On their agenda: battling heart disease in women, reducing deaths during childbirth, combating human trafficking and sexual and domestic violence, tackling the backlog of DNA evidence in rape cases, and supporting women in the military on a variety of issues from multiple deployments to maternal leave to sexual harassment. Other priorities: increasing the number of women who enter the fields of science, technology, engineering and math; bolstering self-esteem among girls on issues related to body image and obesity; and improving the well-being of women in the developing world. A key legislative aim is passage of H.R. 1014, the Heart for Women Act, which seeks to improve the diagnosis and treatment of cardiovascular illness among women.
At least 18 women who serve in the House were on hand for Wednesday night's dinner in the East Hall of Union Station. More than 300 women attended the dinner, which was hosted by Women's Policy Inc., a nonprofit that supports the work of the caucus..
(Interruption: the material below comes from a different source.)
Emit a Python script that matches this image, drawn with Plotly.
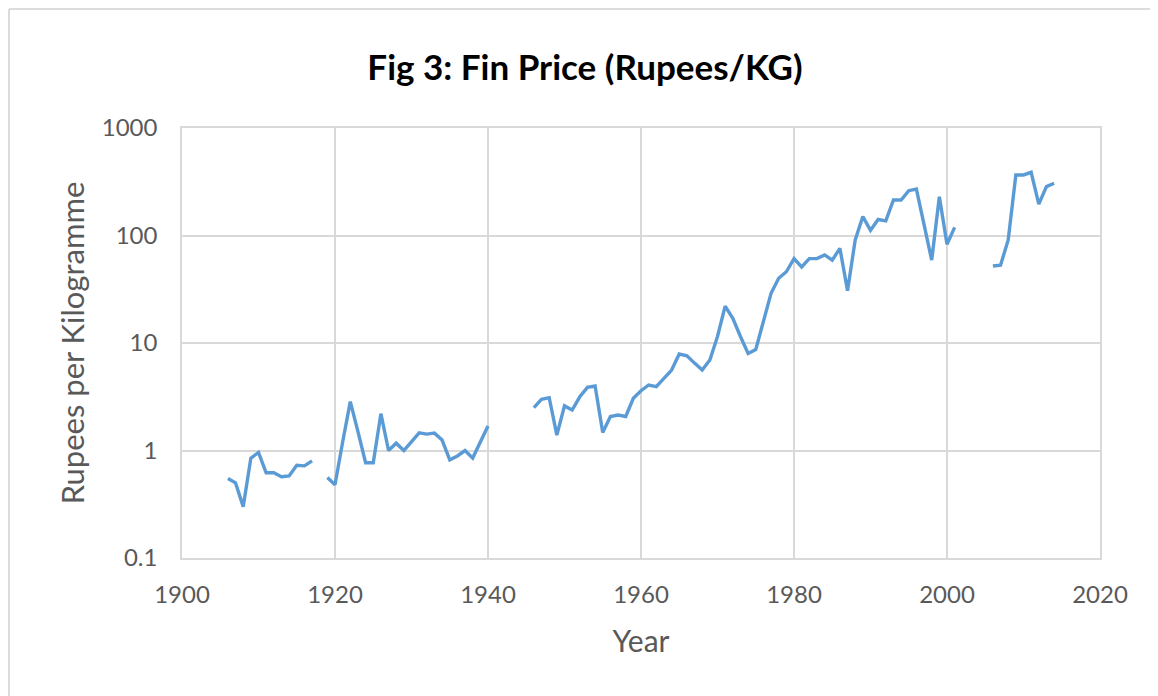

The women's caucus dates to 1977, when a small, bipartisan group gathered in the Capitol to talk about the problem of spousal abuse, organizers said. The House's female members peaked at 74 in 2007; all but one, Virginia Republican Jo Ann Davis, who died last year, belonged to the women's caucus, said Emily Kryder, spokeswoman for California Democrat Lois Capps. Capps, with Republican Cathy McMorris Rodgers of Washington State, cochairs the caucus.
Bipartisanship was the tenor of the night, despite differences of party, not to mention intraparty disagreements on presidential picks. "We belong to both parties, but we don't pay attention," House Democrat Eddie Bernice Johnson of Texas observed, "because we don't let men boss us." So while the crowd was mixed—Rodgers has endorsed John McCain; Nita Lowey of New York is behind Hillary Clinton, and Jan Schakowsky of Illinois is backing Barack Obama—there were no sharp elbows.
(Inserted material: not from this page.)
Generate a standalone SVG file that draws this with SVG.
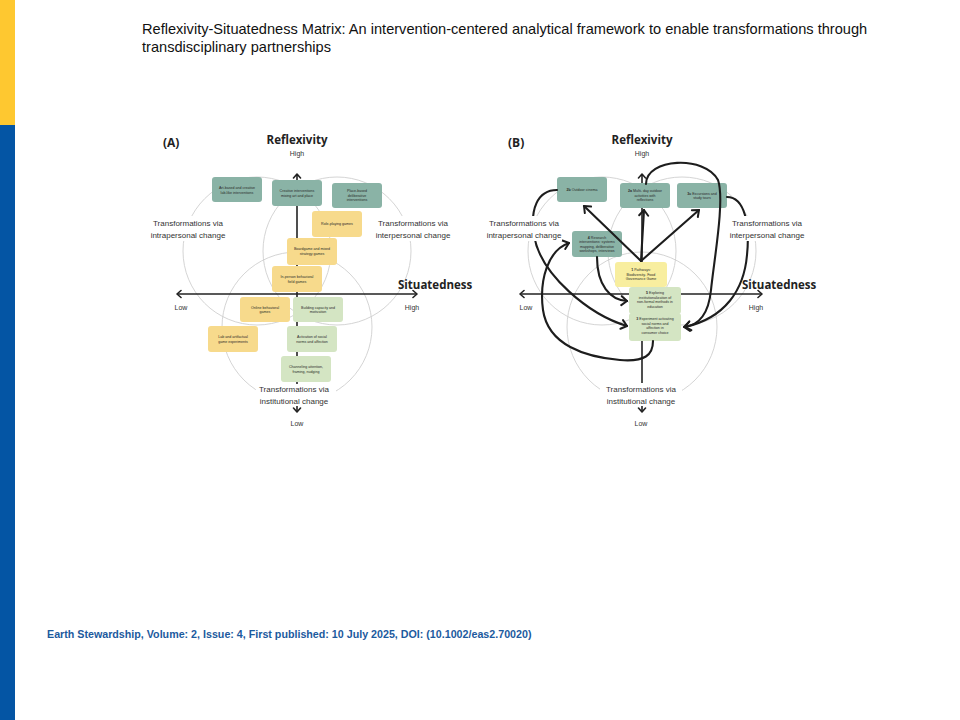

Capps, who is neutral as the Democratic primaries play out, said the bonds between female lawmakers sometimes transcend politics and the issues of the day. In a tribute to retiring House Republican Deborah Pryce of Ohio, Capps noted that both she and Pryce had lost daughters to cancer and had found comfort from one another, if only from a hug. "Most people," Capps remarked, "don't realize how close we become, as sisters in Congress."